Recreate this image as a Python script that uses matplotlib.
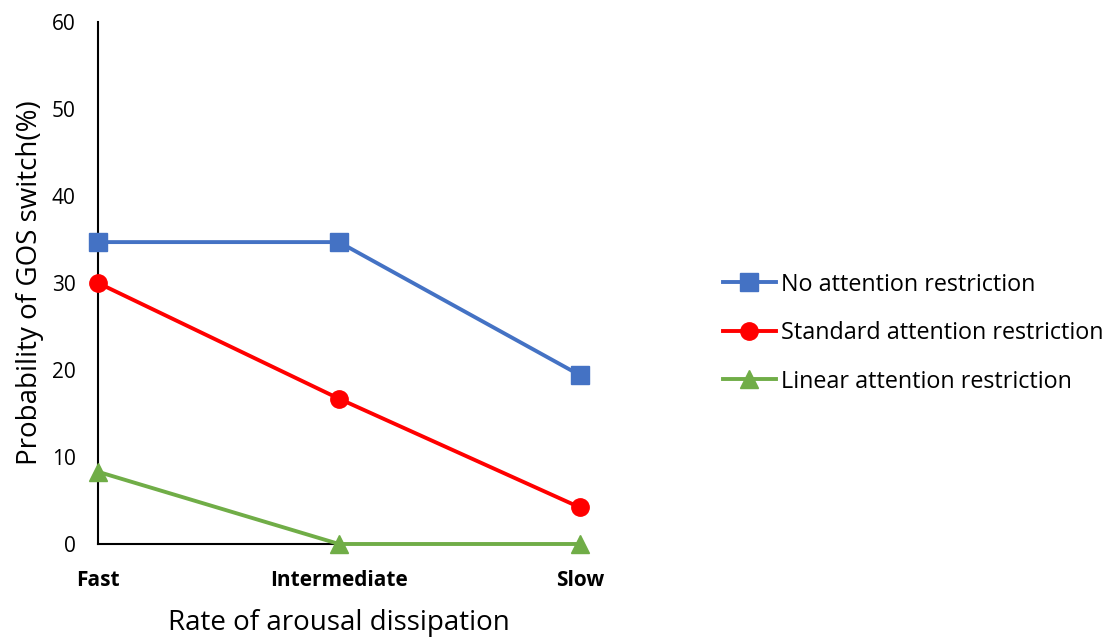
import matplotlib
matplotlib.use("Agg")
import matplotlib.pyplot as plt

categories = ["Fast", "Intermediate", "Slow"]
series_names = ["No attention restriction", "Standard attention restriction",
                "Linear attention restriction"]
no_restriction = [34.7, 34.7, 19.4]
standard_restriction = [30.0, 16.7, 4.2]
linear_restriction = [8.3, 0.0, 0.0]
y_ticks = [0, 10, 20, 30, 40, 50, 60]

plt.rcParams["font.family"] = ["Open Sans", "DejaVu Sans"]

fig = plt.figure(figsize=(11.1, 6.37), dpi=100)
ax = fig.add_axes([0.0883, 0.146, 0.4342, 0.8195])

x = list(range(len(categories)))
styles = [("#4472C4", "s"), ("#FF0000", "o"), ("#70AD47", "^")]
for name, vals, (col, mk) in zip(series_names,
                                 [no_restriction, standard_restriction, linear_restriction],
                                 styles):
    ax.plot(x, vals, color=col, marker=mk, markersize=12.5, linewidth=2.8,
            label=name, clip_on=False, zorder=5)

ax.set_xlim(0, 2)
ax.set_ylim(0, 60)
ax.set_yticks(y_ticks)
ax.set_xticks(x)
ax.set_xticklabels(categories, fontweight="bold", fontsize=15)
ax.tick_params(axis="y", length=0, labelsize=15, pad=16)
ax.tick_params(axis="x", length=0, pad=19)
for s in ["top", "right"]:
    ax.spines[s].set_visible(False)
for s in ["left", "bottom"]:
    ax.spines[s].set_linewidth(1.5)
    ax.spines[s].set_color("black")

ax.set_xlabel("Rate of arousal dissipation", fontsize=20, labelpad=13)
ax.set_ylabel("Probability of GOS switch(%)", fontsize=20, labelpad=6)

fig.legend(loc="center left", bbox_to_anchor=(0.651, 0.477), frameon=False,
           borderpad=0, borderaxespad=0,
           fontsize=16.8, handlelength=2.3, handletextpad=0.2, labelspacing=1.05)

fig.savefig("out.png", dpi=100)
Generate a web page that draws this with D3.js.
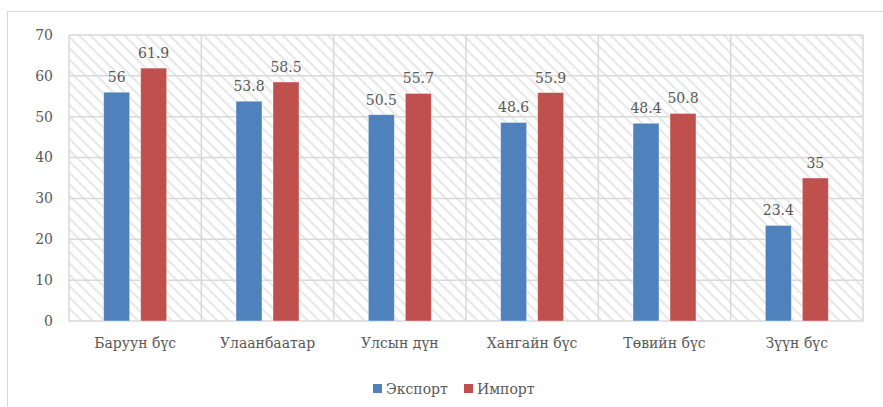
<!DOCTYPE html>
<html>
<head>
<meta charset="utf-8">
<script src="https://cdn.jsdelivr.net/npm/d3@7"></script>
<style>
  html, body { margin: 0; padding: 0; background: #fff; }
  svg { display: block; }
  text { font-family: "DejaVu Serif", "Liberation Serif", serif; fill: #595959; }
</style>
</head>
<body>
<svg id="chart" width="883" height="407"></svg>
<script>
// Regions and their export / import figures
const categories = ["Баруун бүс", "Улаанбаатар", "Улсын дүн", "Хангайн бүс", "Төвийн бүс", "Зүүн бүс"];
const exportValues = [56, 53.8, 50.5, 48.6, 48.4, 23.4];
const importValues = [61.9, 58.5, 55.7, 55.9, 50.8, 35];
const seriesNames = ["Экспорт", "Импорт"];
const seriesColors = ["#4F81BD", "#C0504D"];
const yTicks = [0, 10, 20, 30, 40, 50, 60, 70];

const svg = d3.select("#chart");
const plot = { left: 69, right: 863, top: 35, bottom: 321 };

// Outer chart frame
svg.append("rect")
  .attr("x", 7.5).attr("y", 11.5)
  .attr("width", 1000).attr("height", 1000)
  .attr("fill", "none").attr("stroke", "#d9d9d9").attr("stroke-width", 1);

// Diagonal hatch for the plot background
const defs = svg.append("defs");
const pat = defs.append("pattern")
  .attr("id", "hatch")
  .attr("patternUnits", "userSpaceOnUse")
  .attr("width", 8).attr("height", 8)
  .attr("patternTransform", "rotate(45)");
pat.append("rect").attr("width", 8).attr("height", 8).attr("fill", "#ffffff");
pat.append("rect").attr("x", 0).attr("y", 0).attr("width", 8).attr("height", 2.2).attr("fill", "#e8e8e8");

const x0 = d3.scaleBand().domain(categories).range([plot.left, plot.right]).paddingInner(0).paddingOuter(0);
const y = d3.scaleLinear().domain([0, 70]).range([plot.bottom, plot.top]);

svg.append("rect")
  .attr("x", plot.left).attr("y", plot.top)
  .attr("width", plot.right - plot.left).attr("height", plot.bottom - plot.top)
  .attr("fill", "url(#hatch)");

// Horizontal gridlines
svg.append("g").selectAll("line").data(yTicks).join("line")
  .attr("x1", plot.left).attr("x2", plot.right)
  .attr("y1", d => y(d)).attr("y2", d => y(d))
  .attr("stroke", "#d9d9d9").attr("stroke-width", 1.5);

// Vertical category dividers
const dividers = categories.map(c => x0(c)).concat([plot.right]);
svg.append("g").selectAll("line").data(dividers).join("line")
  .attr("x1", d => d).attr("x2", d => d)
  .attr("y1", plot.top).attr("y2", plot.bottom)
  .attr("stroke", "#d9d9d9").attr("stroke-width", 1.5);

// Y axis labels
svg.append("g").selectAll("text").data(yTicks).join("text")
  .attr("x", 53).attr("y", d => y(d))
  .attr("dy", "0.35em")
  .attr("text-anchor", "end")
  .attr("font-size", 14)
  .text(d => d);

// Bars
const barW = 26, gap = 11;
const series = [exportValues, importValues];
series.forEach((vals, si) => {
  const offset = si === 0 ? -(gap / 2 + barW) : gap / 2;
  const g = svg.append("g");
  g.selectAll("rect").data(vals).join("rect")
    .attr("x", (d, i) => x0(categories[i]) + x0.bandwidth() / 2 + offset)
    .attr("y", d => y(d))
    .attr("width", barW)
    .attr("height", d => y(0) - y(d))
    .attr("fill", seriesColors[si])
    .attr("stroke", "#ffffff").attr("stroke-opacity", 0.5).attr("stroke-width", 0.8);
  g.selectAll("text").data(vals).join("text")
    .attr("x", (d, i) => x0(categories[i]) + x0.bandwidth() / 2 + offset + barW / 2)
    .attr("y", d => y(d) - 10)
    .attr("text-anchor", "middle")
    .attr("font-size", 14)
    .text(d => d);
});

// Category labels
svg.append("g").selectAll("text").data(categories).join("text")
  .attr("x", d => x0(d) + x0.bandwidth() / 2)
  .attr("y", 348)
  .attr("text-anchor", "middle")
  .attr("font-size", 14)
  .text(d => d);

// Legend
const legendItems = [
  { name: seriesNames[0], color: seriesColors[0], x: 373 },
  { name: seriesNames[1], color: seriesColors[1], x: 464 }
];
const lg = svg.append("g");
legendItems.forEach(it => {
  lg.append("rect").attr("x", it.x).attr("y", 384).attr("width", 9).attr("height", 9).attr("fill", it.color);
  lg.append("text").attr("x", it.x + 13).attr("y", 394).attr("font-size", 14).text(it.name);
});
</script>
</body>
</html>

········

Exercise requirements: Looking at the entries above, state how many lines contain "that"; give the number alone.

Expected answer: 2